Mven Mas sortit comme d’habitude sur le balcon de l’observatoire et s’y promena à pas précipités. Dans ses yeux fatigués clignotaient encore les galaxies qui envoyaient à la Terre leurs ondes rouges tels des signaux de détresse, des appels à la pensée toute-puissante de l’homme, Mven Mas eut un rire silencieux, plein d’assurance. Ces rayons rouges seraient un jour aussi familiers que ceux qui avaient éclairé le corps de Tchara Nandi à la fête des Coupes de Feu, de cette Tchara qui lui était soudain apparue sous l’aspect de la fille cuivrée d’Epsilon du Toucan, sa princesse lointaine ...
Oui, c’est sur Epsilon du Toucan qu’il orienterait le vecteur de Ren Boz non plus seulement pour voir ce monde splendide, maïs aussi en l’honneur de sa représentante sur la Terre !
L’école 410 du troisième cycle se trouvait dans le sud de l’Irlande. De vastes champs des vignes et des bouquets de chênes descendaient des collines verdoyantes jusqu’à la mer. Véda Kong et Evda Nal, venues à l’heure des études, suivaient lentement le corridor qui faisait le tour des classes disposées sur le périmètre d’un bâtiment circulaire. Le temps était pluvieux, aussi les leçons se passaient-elles dans les salles et non sur les pelouses, à l’ombre des feuillages, comme d’ordinaire.
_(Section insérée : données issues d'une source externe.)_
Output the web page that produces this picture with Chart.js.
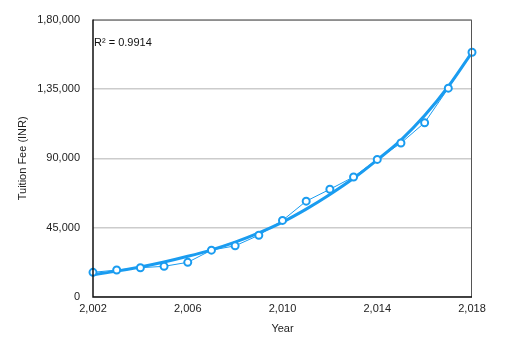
<!DOCTYPE html>
<html>
<head>
<meta charset="utf-8">
<script src="https://cdn.jsdelivr.net/npm/chart.js@4/dist/chart.umd.min.js"></script>
<style>
html,body{margin:0;padding:0;background:#fff;}
#wrap{width:510px;height:353px;position:relative;}
</style>
</head>
<body>
<div id="wrap"><canvas id="c" width="510" height="353"></canvas></div>
<script>
const years = [2002,2003,2004,2005,2006,2007,2008,2009,2010,2011,2012,2013,2014,2015,2016,2017,2018];
const tuitionFee = [16000,17500,19000,19900,22500,30400,33200,40100,49700,62200,69900,77900,89300,99900,113100,135500,158800];
const trendFee = [14500,16800,19500,22700,26400,30600,35600,41600,48600,57000,66500,77000,89000,101800,117700,136600,158800];
const yTicks = [0,45000,90000,135000,180000];
const xTicks = [2002,2006,2010,2014,2018];
const rSquaredLabel = 'R² = 0.9914';
const xTitle = 'Year';
const yTitle = 'Tuition Fee (INR)';

function indian(n){
  const s = String(Math.round(n));
  if (s.length <= 3) return s;
  const last3 = s.slice(-3);
  let rest = s.slice(0,-3);
  const parts = [];
  while (rest.length > 2){ parts.unshift(rest.slice(-2)); rest = rest.slice(0,-2); }
  if (rest) parts.unshift(rest);
  return parts.join(',') + ',' + last3;
}

const blue = '#1a9cf0';
const font = {family:'"Liberation Sans", Arial, sans-serif', size:11};

const framePlugin = {
  id:'frame',
  afterDraw(chart){
    const {ctx, chartArea:a} = chart;
    ctx.save();
    ctx.strokeStyle = '#555';
    ctx.lineWidth = 1;
    ctx.beginPath();
    ctx.moveTo(a.left, a.top+0.5);
    ctx.lineTo(a.right-0.5, a.top+0.5);
    ctx.lineTo(a.right-0.5, a.bottom);
    ctx.stroke();
    ctx.strokeStyle = '#111';
    ctx.lineWidth = 1.5;
    ctx.beginPath();
    ctx.moveTo(a.left, a.top);
    ctx.lineTo(a.left, a.bottom);
    ctx.lineTo(a.right, a.bottom);
    ctx.stroke();
    ctx.fillStyle = '#111';
    ctx.font = '11px "Liberation Sans", Arial, sans-serif';
    ctx.textBaseline = 'middle';
    ctx.textAlign = 'left';
    ctx.fillText(rSquaredLabel, a.left+1, a.top+23);
    ctx.restore();
  }
};

new Chart(document.getElementById('c'), {
  type:'line',
  data:{
    datasets:[
      {
        label:'Trend',
        data: years.map((y,i)=>({x:y, y:trendFee[i]})),
        borderColor: blue,
        borderWidth: 3,
        pointRadius: 0,
        cubicInterpolationMode:'monotone',
        fill:false,
        order:1
      },
      {
        label:'Tuition Fee',
        data: years.map((y,i)=>({x:y, y:tuitionFee[i]})),
        borderColor: blue,
        borderWidth: 1,
        pointRadius: 3.5,
        pointBorderWidth: 2,
        pointBackgroundColor:'#fff',
        pointBorderColor: blue,
        tension:0,
        fill:false,
        clip:false,
        order:0
      }
    ]
  },
  options:{
    responsive:false,
    animation:false,
    layout:{padding:{top:19, right:38, bottom:13, left:0}},
    plugins:{legend:{display:false}, tooltip:{enabled:false}},
    scales:{
      x:{
        type:'linear', min:2002, max:2018,
        afterBuildTicks(axis){ axis.ticks = xTicks.map(v=>({value:v})); },
        afterFit(axis){ axis.height = 43; },
        ticks:{font, color:'#222', padding:5, callback:v=>indian(v), maxRotation:0},
        grid:{display:false, drawTicks:false},
        border:{display:false},
        title:{display:true, text:xTitle, font, color:'#222', padding:{top:4, bottom:4}}
      },
      y:{
        min:0, max:180000,
        afterBuildTicks(axis){ axis.ticks = yTicks.map(v=>({value:v})); },
        afterFit(axis){ axis.width = 93; },
        ticks:{font, color:'#222', padding:13, callback:v=>indian(v)},
        grid:{color:'#cccccc', lineWidth:1.5, drawTicks:false},
        border:{display:false},
        title:{display:true, text:yTitle, font, color:'#222', padding:{top:16, bottom:0}}
      }
    }
  },
  plugins:[framePlugin]
});
</script>
</body>
</html>
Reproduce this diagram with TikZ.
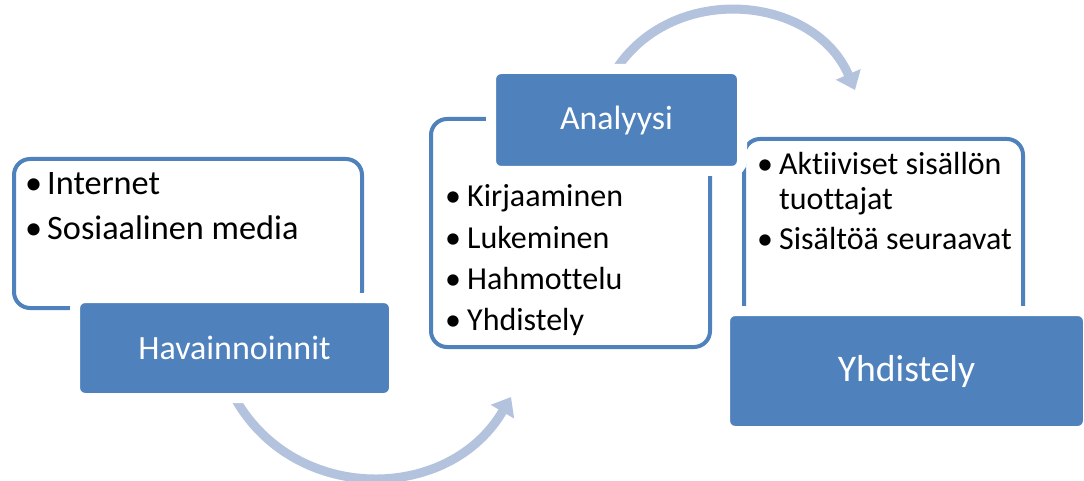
\documentclass[tikz,border=0pt]{standalone}
\usepackage{fontspec}
\setmainfont{Carlito}[Ligatures=CommonOff]
\usetikzlibrary{arrows.meta}

\definecolor{boxblue}{HTML}{4F81BD}
\definecolor{arrowblue}{HTML}{B3C2DD}
\newcommand{\blt}{\makebox[22pt][l]{\textbullet}}

\begin{document}
\begin{tikzpicture}[x=1pt,y=-1pt,
  listbox/.style={draw=boxblue, line width=4pt, fill=white, rounded corners=16pt, inner sep=0pt},
  headbox/.style={draw=white, line width=10pt, fill=boxblue, rounded corners=10pt, text=white, inner sep=0pt},
  listtext/.style={anchor=base west, inner sep=0pt},
  cyclearrow/.style={draw=arrowblue, line width=9pt, -{Triangle[length=17pt,width=26pt]}}]
\path[use as bounding box] (0,0) rectangle (1084,481);

%Curved arrows
\coordinate (arrAs) at (236,400);
\coordinate (arrAe) at (511,397);
\coordinate (arrBs) at (617,68);
\coordinate (arrBe) at (855,90);
\draw[cyclearrow] (arrAs) .. controls (296,504) and (449,503) .. (arrAe);
\draw[cyclearrow] (arrBs) .. controls (675,-18) and (814,-5) .. (arrBe);

%List boxes
\node (obsbox) [listbox, minimum width=348pt, minimum height=149pt] at (188,233.5) {};
\node (anabox) [listbox, minimum width=279pt, minimum height=228pt] at (570.5,233) {};
\node (synbox) [listbox, minimum width=279pt, minimum height=221pt] at (883.5,249.5) {};

% Text Node
\node (obsitems) [listtext, font=\fontsize{34.3}{45}\selectfont] at (25,195)
  {\begin{tabular}[t]{@{}l@{}}\blt Internet\\ \blt Sosiaalinen media\end{tabular}};
% Text Node
\node (anaitems) [listtext, font=\fontsize{32}{41.3}\selectfont] at (445,207)
  {\begin{tabular}[t]{@{}l@{}}\blt Kirjaaminen\\ \blt Lukeminen\\ \blt Hahmottelu\\ \blt Yhdistely\end{tabular}};
% Text Node
\node (synitems) [listtext, font=\fontsize{32}{35}\selectfont] at (757,175)
  {\begin{tabular}[t]{@{}l@{}}\blt Aktiiviset sisällön\\ \hspace{22pt}tuottajat\\[5pt] \blt Sisältöä seuraavat\end{tabular}};

%Heading boxes
\node (obshead) [headbox, minimum width=319pt, minimum height=100pt, font=\fontsize{34}{40}\selectfont] at (234.5,348) {Havainnoinnit};
\node (anahead) [headbox, minimum width=251pt, minimum height=102pt, font=\fontsize{33.8}{40}\selectfont] at (616.5,120) {Analyysi};
\node (synhead) [headbox, minimum width=363pt, minimum height=120pt, font=\fontsize{37.6}{44}\selectfont] at (906.5,371) {Yhdistely};

\end{tikzpicture}
\end{document}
Véda Kong, qui se sentait redevenue écolière, marchait en tapinois et écoutait aux entrées en chicane, sans portes, comme dans la plupart des établissements scolaires. Evda Nal se prêta au jeu. Elles guignaient de derrière les cloisons, cherchant la fille d’Evda sans se faire voir.
Dans la première pièce, elles aperçurent tracé à la craie bleue, sur tout le mur, un vecteur entouré d’une spirale. Deux portions de la courbe s’encadraient d’ellipses transversales où était inscrit un système de coordonnées rectangulaires.
— Les mathématiques bipolaires ! s’écria Véda avec une épouvante comique.
— Bien plus ! Attendons un peu, répliqua Evda. « Maintenant que nous avons pris connaissance des fonctions ombrées du mouvement cochléaire ou mouvement spiral progressif qui se produit suivant un vecteur, nous abordons la notion du calcul répagulaire.
Le professeur grisonnant, aux yeux vifs, enfoncés dans les orbites, grossit la ligne à la craie :
— Il doit son nom à un mot latin qui signifie « barrière », plus exactement le passage d’un état à un autre, pris sous un aspect bilatéral ... Le professeur montra une large ellipse dessinée en travers de la spirale. Autrement dit, c’est l’étude mathématique des phénomènes de transition réciproque ... »
Véda se retira derrière la cloison, entraînant sa compagne par la main.
— Voilà du nouveau ! C’est du domaine dont parlait votre Ren Boz sur la plage ...
— L’école présente toujours aux élèves ce qu’il y a de plus nouveau et rejette constamment ce qui est caduc. Si la jeune génération ressassait les vieilles idées, comment assurerait-on un progrès rapide ? On perd assez de temps déjà à transmettre les connaissances aux enfants. Il s’écoule des dizaines d’années avant que l’enfant soit assez instruit pour accomplir des oeuvres grandioses. Cette pulsation des générations, où on avance d’un pas pour reculer aussitôt de neuf dixièmes, jusqu’à ce que la relève ait grandi et se soit formée, est la plus dure loi biologique de la mort et de la renaissance. Bien des choses que nous avons apprises en mathématiques, en physique et en biologie sont désuètes. Votre branche à vous, l’histoire, vieillit moins vite, étant très vieille en soi.
Elles glissèrent un coup d’œil dans la pièce suivante. L’institutrice qui leur tournait le dos et les écoliers absorbés par ses paroles ne les remarquèrent pas. Les visages attentifs et les joues rosies des élèves témoignaient de l’intérêt qu’éveillait en eux la leçon. C’était la dernière classe du troisième cycle, car il y avait là des garçons et des filles de dix-sept ans.